La hausse de la menace terroriste, liée à la décomposition politique de régions périphériques mais proches de nous (Afrique sahélienne, Moyen-Orient) nous pousse à une révision de notre posture de sécurité générale, y compris de nos moyens proprement militaires. On ne peut se proclamer « en guerre » – expression qui renvoie aujourd’hui plus à la rhétorique qu’à la stratégie –, et ne pas s’apercevoir que nous n’avons plus les moyens, si elle nous est imposée, de « faire la guerre »… Le niveau de nos dépenses et de nos forces a été réglé sur des hypothèses qui n’ont plus cours – si elles ont jamais été réalistes – : hypothèses d’engagements technologisés et limités, de frappes désarmantes permettant de quitter rapidement le terrain, selon les bonnes traditions de l’idéologie stratégique américaine. Faire la guerre, hors de notre territoire, ou même chez nous, les militaires savent que c’est, dans le temps, contrôler des espaces et des populations. Le format de nos armées ne le permet plus.
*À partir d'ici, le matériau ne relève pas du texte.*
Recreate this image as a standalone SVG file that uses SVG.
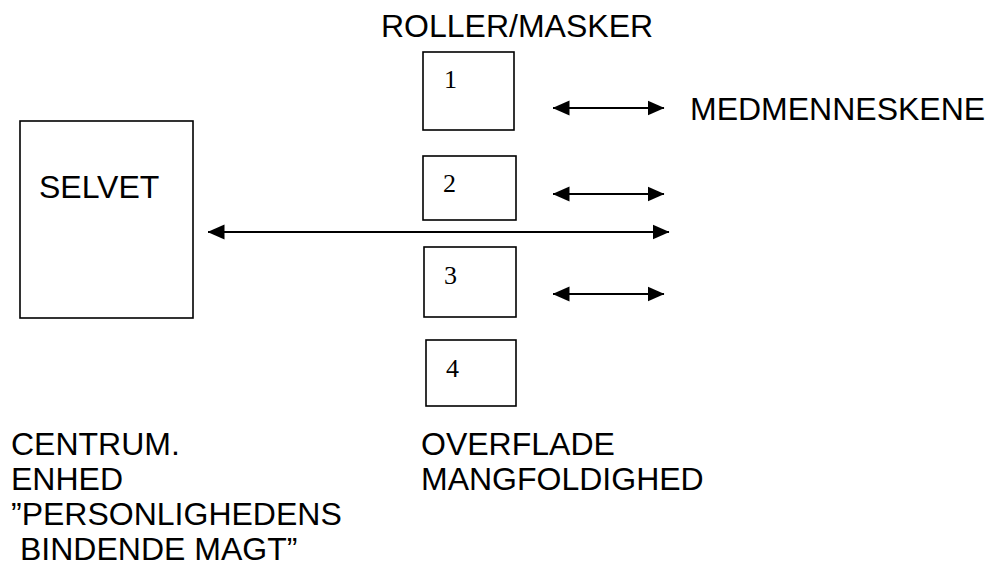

Ce qui s’impose à nous, c’est donc une réflexion de fond sur notre système de défense : objectifs, dimensionnements, budgets. Il n’est pas question d’en revenir – pour de simples raisons stratégiques – aux armées de masse de notre enfance… Mais les armées étiques actuelles risquent fort de ne correspondre bientôt à aucune hypothèse d’emploi concrète… Les temps changent. L’heure n’est plus aux opérations de police des années 1990, où nous rêvions de simplement ramener les déviants à notre raison supérieure : c’est un monde qui se défait, et notre intérêt national est d’avoir les moyens de nous y sauvegarder.